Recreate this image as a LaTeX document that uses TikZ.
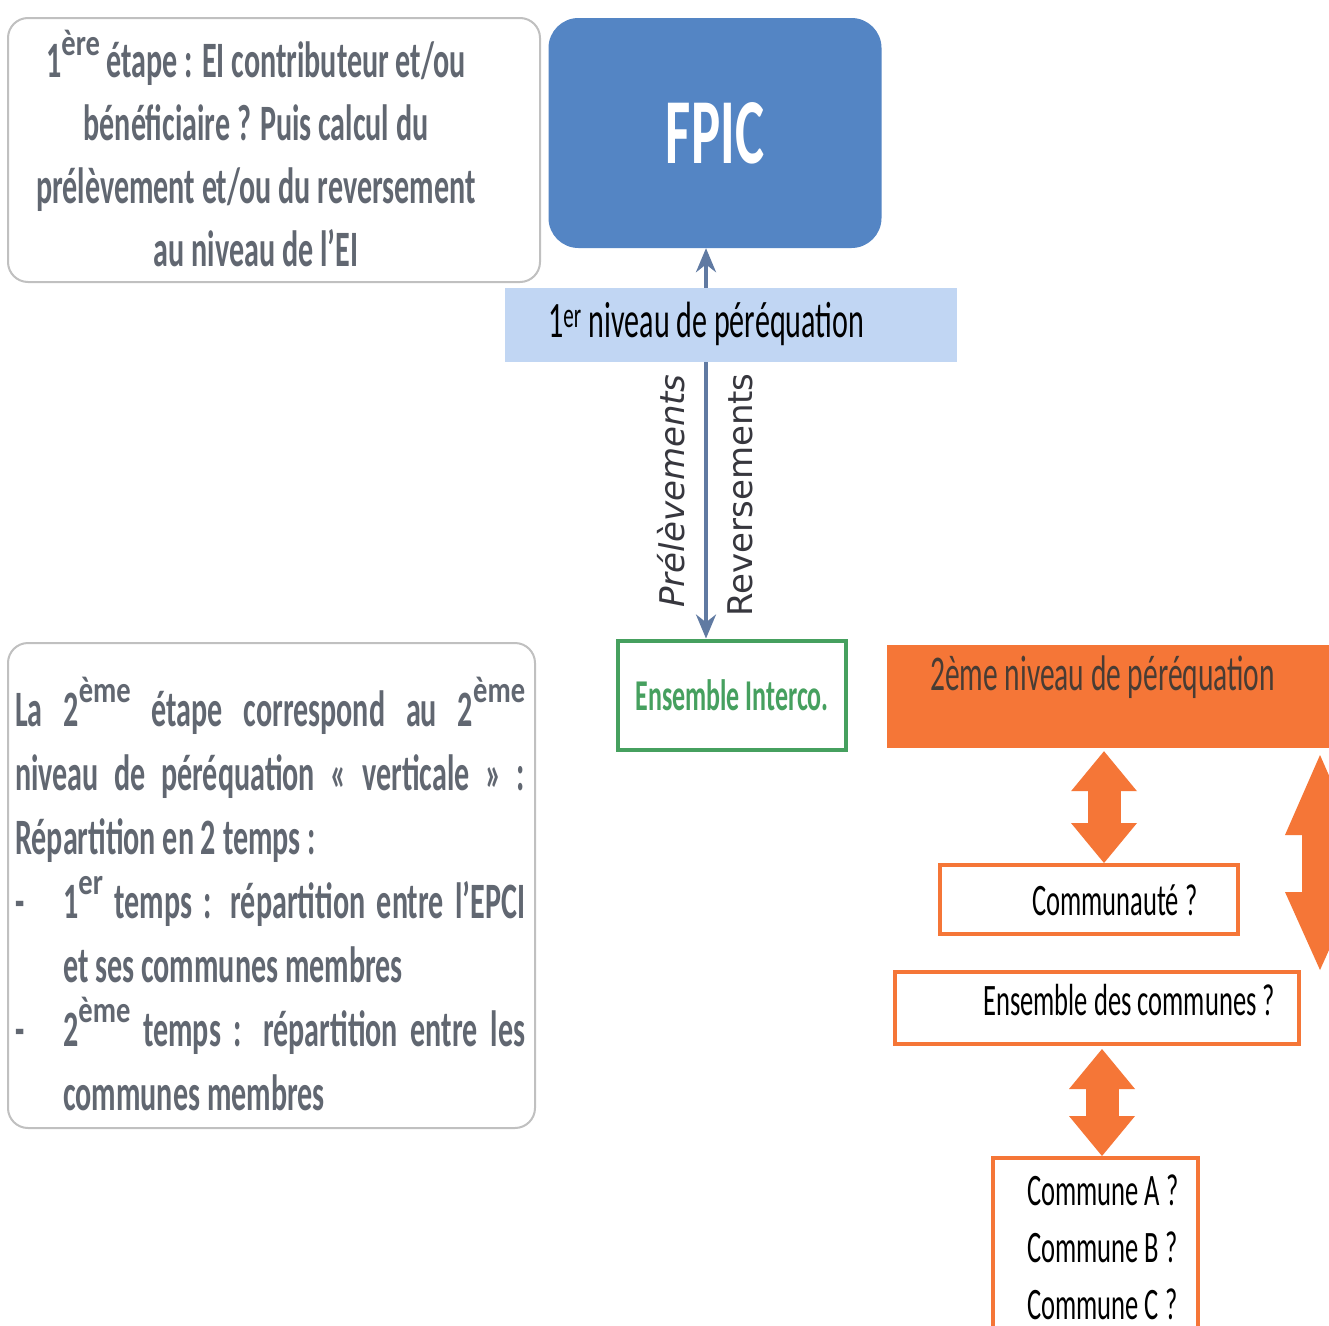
\documentclass[tikz,border=0pt]{standalone}
\usepackage{fontspec}
\usepackage{graphicx}
\setmainfont{Carlito}[FakeStretch=0.59]
\newfontfamily\rotfont{DejaVu Sans}
\usetikzlibrary{arrows.meta}

\definecolor{textegris}{RGB}{97,103,113}
\definecolor{bordgris}{RGB}{192,192,192}
\definecolor{bleufpic}{RGB}{84,133,196}
\definecolor{bleuclair}{RGB}{193,214,243}
\definecolor{flechebleu}{RGB}{96,122,162}
\definecolor{vertinterco}{RGB}{70,160,95}
\definecolor{orangeniv}{RGB}{245,118,55}
\definecolor{brunniv}{RGB}{72,60,52}
\definecolor{labelgris}{RGB}{55,55,62}

% exposant large des encadres gris
\newcommand\expo[2][22pt]{\raisebox{#1}{\scalebox{0.95}[0.72]{#2}}}

\begin{document}
\begin{tikzpicture}[x=1pt, y=-1pt,
    boitegrise/.style={draw=bordgris, line width=2pt, rounded corners=20pt, inner sep=0pt},
    textgris/.style={text=textegris, font=\fontsize{51}{63}\selectfont\bfseries, inner sep=0pt},
    boiteorange/.style={draw=orangeniv, line width=4pt, fill=white, inner sep=0pt},
    texteorange/.style={font=\fontsize{45}{57}\selectfont, inner sep=0pt},
    fleche/.style={draw=flechebleu, line width=3.5pt, -{Stealth[length=24pt, width=20pt]}},
    doublefleche/.style={draw=orangeniv, line width=33pt,
        {Triangle[length=40pt, width=66pt, line width=0pt]}-{Triangle[length=40pt, width=66pt, line width=0pt]}},
    etiquette/.style={rotate=90, text=labelgris, inner sep=0pt},
]
    % fond
    \fill[white] (0,0) rectangle (1329,1325);
    \useasboundingbox (0,0) rectangle (1329,1325);

    % 1ere etape
    \node[boitegrise, minimum width=532pt, minimum height=264pt] (etape1) at (274,150) {};
    \node[textgris, align=center, anchor=north] (etape1txt) at (256,30)
        {1\expo{ère} étape : EI contributeur et/ou\\bénéficiaire ? Puis calcul du\\prélèvement et/ou du reversement\\au niveau de l’EI};

    % FPIC et 1er niveau
    \node[fill=bleufpic, rounded corners=30pt, minimum width=333pt, minimum height=230pt,
          text=white, font=\fontsize{93}{100}\selectfont\bfseries] (fpic) at (715,133) {FPIC};
    \node[fill=bleuclair, minimum width=452pt, minimum height=74pt] (niv1) at (731,325) {};
    \node[anchor=base west, inner sep=0pt, font=\fontsize{51}{62}\selectfont] (niv1txt) at (548,337)
        {1\textsuperscript{er} niveau de péréquation};
    \node[draw=vertinterco, line width=4pt, minimum width=228pt, minimum height=109pt,
          text=vertinterco, font=\fontsize{44}{50}\selectfont\bfseries] (interco) at (732,695) {Ensemble Interco.};

    % fleches du 1er niveau
    \coordinate (axe) at (706,0);
    \draw[fleche] (niv1.north -| axe) -- (fpic.south -| axe);
    \draw[fleche] (niv1.south -| axe) -- (interco.north -| axe);
    \node[etiquette, font=\rotfont\fontsize{34}{40}\selectfont\itshape] (prelev) at (671,491) {Prélèvements};
    \node[etiquette, font=\rotfont\fontsize{34}{40}\selectfont] (revers) at (740,495) {Reversements};

    % 2eme etape
    \node[boitegrise, minimum width=527pt, minimum height=485pt] (etape2) at (271.5,885.5) {};
    \node[textgris, text width=510pt, align=justify, anchor=north west, font=\fontsize{51}{64}\selectfont\bfseries] (etape2txt) at (15,677)
        {\tolerance=10000 La 2\expo[24pt]{ème} étape correspond au 2\expo[24pt]{ème}\linebreak
        niveau de péréquation « verticale » :\linebreak
        Répartition en 2 temps :\par
        \hangindent=48pt\hangafter=1 \makebox[48pt][l]{-}1\expo[24pt]{er} temps : répartition entre l’EPCI\linebreak
        et ses communes membres\par
        \hangindent=48pt\hangafter=1 \makebox[48pt][l]{-}2\expo[24pt]{ème} temps : répartition entre les\linebreak
        communes membres\par};

    % 2eme niveau
    \node[fill=orangeniv, minimum width=442pt, minimum height=103pt, inner sep=0pt] (niv2) at (1108,696.5) {};
    \node[anchor=base west, inner sep=0pt, text=brunniv, font=\fontsize{50}{60}\selectfont] (niv2txt) at (930,690)
        {2ème niveau de péréquation};
    \node[boiteorange, minimum width=298pt, minimum height=69pt] (communaute) at (1089,899.5) {};
    \node[texteorange, anchor=base west] (communautetxt) at (1032,915) {Communauté ?};
    \node[boiteorange, minimum width=404pt, minimum height=72pt] (ensemble) at (1097,1008) {};
    \node[texteorange, anchor=base west] (ensembletxt) at (983,1015) {Ensemble des communes ?};
    \node[boiteorange, minimum width=205pt, minimum height=200pt] (communes) at (1095.5,1258) {};
    \node[texteorange, align=left, anchor=north west] (communestxt) at (1027,1175)
        {Commune A ?\\Commune B ?\\Commune C ?};

    % doubles fleches
    \coordinate (axe2) at (1104,0);
    \coordinate (axe3) at (1102,0);
    \draw[doublefleche, shorten <=3pt] (niv2.south -| axe2) -- (communaute.north -| axe2);
    \draw[doublefleche, shorten <=3pt] (ensemble.south -| axe3) -- (communes.north -| axe3);
    \coordinate (grandhaut) at (1320,755);
    \coordinate (grandbas) at (1320,970);
    \draw[draw=orangeniv, line width=36pt,
        {Triangle[length=80pt, width=70pt, line width=0pt]}-{Triangle[length=78pt, width=70pt, line width=0pt]}]
        (grandhaut) -- (grandbas);
\end{tikzpicture}
\end{document}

# [What is required]
Please transcribe the material above exactly as written. Leave the pictures out.

# [Solution to the problem]
Recreate this image as a LaTeX document that uses TikZ.
\documentclass[tikz,border=0pt]{standalone}
\usepackage{fontspec}
\usepackage{graphicx}
\setmainfont{Carlito}[FakeStretch=0.59]
\newfontfamily\rotfont{DejaVu Sans}
\usetikzlibrary{arrows.meta}

\definecolor{textegris}{RGB}{97,103,113}
\definecolor{bordgris}{RGB}{192,192,192}
\definecolor{bleufpic}{RGB}{84,133,196}
\definecolor{bleuclair}{RGB}{193,214,243}
\definecolor{flechebleu}{RGB}{96,122,162}
\definecolor{vertinterco}{RGB}{70,160,95}
\definecolor{orangeniv}{RGB}{245,118,55}
\definecolor{brunniv}{RGB}{72,60,52}
\definecolor{labelgris}{RGB}{55,55,62}

% exposant large des encadres gris
\newcommand\expo[2][22pt]{\raisebox{#1}{\scalebox{0.95}[0.72]{#2}}}

\begin{document}
\begin{tikzpicture}[x=1pt, y=-1pt,
    boitegrise/.style={draw=bordgris, line width=2pt, rounded corners=20pt, inner sep=0pt},
    textgris/.style={text=textegris, font=\fontsize{51}{63}\selectfont\bfseries, inner sep=0pt},
    boiteorange/.style={draw=orangeniv, line width=4pt, fill=white, inner sep=0pt},
    texteorange/.style={font=\fontsize{45}{57}\selectfont, inner sep=0pt},
    fleche/.style={draw=flechebleu, line width=3.5pt, -{Stealth[length=24pt, width=20pt]}},
    doublefleche/.style={draw=orangeniv, line width=33pt,
        {Triangle[length=40pt, width=66pt, line width=0pt]}-{Triangle[length=40pt, width=66pt, line width=0pt]}},
    etiquette/.style={rotate=90, text=labelgris, inner sep=0pt},
]
    % fond
    \fill[white] (0,0) rectangle (1329,1325);
    \useasboundingbox (0,0) rectangle (1329,1325);

    % 1ere etape
    \node[boitegrise, minimum width=532pt, minimum height=264pt] (etape1) at (274,150) {};
    \node[textgris, align=center, anchor=north] (etape1txt) at (256,30)
        {1\expo{ère} étape : EI contributeur et/ou\\bénéficiaire ? Puis calcul du\\prélèvement et/ou du reversement\\au niveau de l’EI};

    % FPIC et 1er niveau
    \node[fill=bleufpic, rounded corners=30pt, minimum width=333pt, minimum height=230pt,
          text=white, font=\fontsize{93}{100}\selectfont\bfseries] (fpic) at (715,133) {FPIC};
    \node[fill=bleuclair, minimum width=452pt, minimum height=74pt] (niv1) at (731,325) {};
    \node[anchor=base west, inner sep=0pt, font=\fontsize{51}{62}\selectfont] (niv1txt) at (548,337)
        {1\textsuperscript{er} niveau de péréquation};
    \node[draw=vertinterco, line width=4pt, minimum width=228pt, minimum height=109pt,
          text=vertinterco, font=\fontsize{44}{50}\selectfont\bfseries] (interco) at (732,695) {Ensemble Interco.};

    % fleches du 1er niveau
    \coordinate (axe) at (706,0);
    \draw[fleche] (niv1.north -| axe) -- (fpic.south -| axe);
    \draw[fleche] (niv1.south -| axe) -- (interco.north -| axe);
    \node[etiquette, font=\rotfont\fontsize{34}{40}\selectfont\itshape] (prelev) at (671,491) {Prélèvements};
    \node[etiquette, font=\rotfont\fontsize{34}{40}\selectfont] (revers) at (740,495) {Reversements};

    % 2eme etape
    \node[boitegrise, minimum width=527pt, minimum height=485pt] (etape2) at (271.5,885.5) {};
    \node[textgris, text width=510pt, align=justify, anchor=north west, font=\fontsize{51}{64}\selectfont\bfseries] (etape2txt) at (15,677)
        {\tolerance=10000 La 2\expo[24pt]{ème} étape correspond au 2\expo[24pt]{ème}\linebreak
        niveau de péréquation « verticale » :\linebreak
        Répartition en 2 temps :\par
        \hangindent=48pt\hangafter=1 \makebox[48pt][l]{-}1\expo[24pt]{er} temps : répartition entre l’EPCI\linebreak
        et ses communes membres\par
        \hangindent=48pt\hangafter=1 \makebox[48pt][l]{-}2\expo[24pt]{ème} temps : répartition entre les\linebreak
        communes membres\par};

    % 2eme niveau
    \node[fill=orangeniv, minimum width=442pt, minimum height=103pt, inner sep=0pt] (niv2) at (1108,696.5) {};
    \node[anchor=base west, inner sep=0pt, text=brunniv, font=\fontsize{50}{60}\selectfont] (niv2txt) at (930,690)
        {2ème niveau de péréquation};
    \node[boiteorange, minimum width=298pt, minimum height=69pt] (communaute) at (1089,899.5) {};
    \node[texteorange, anchor=base west] (communautetxt) at (1032,915) {Communauté ?};
    \node[boiteorange, minimum width=404pt, minimum height=72pt] (ensemble) at (1097,1008) {};
    \node[texteorange, anchor=base west] (ensembletxt) at (983,1015) {Ensemble des communes ?};
    \node[boiteorange, minimum width=205pt, minimum height=200pt] (communes) at (1095.5,1258) {};
    \node[texteorange, align=left, anchor=north west] (communestxt) at (1027,1175)
        {Commune A ?\\Commune B ?\\Commune C ?};

    % doubles fleches
    \coordinate (axe2) at (1104,0);
    \coordinate (axe3) at (1102,0);
    \draw[doublefleche, shorten <=3pt] (niv2.south -| axe2) -- (communaute.north -| axe2);
    \draw[doublefleche, shorten <=3pt] (ensemble.south -| axe3) -- (communes.north -| axe3);
    \coordinate (grandhaut) at (1320,755);
    \coordinate (grandbas) at (1320,970);
    \draw[draw=orangeniv, line width=36pt,
        {Triangle[length=80pt, width=70pt, line width=0pt]}-{Triangle[length=78pt, width=70pt, line width=0pt]}]
        (grandhaut) -- (grandbas);
\end{tikzpicture}
\end{document}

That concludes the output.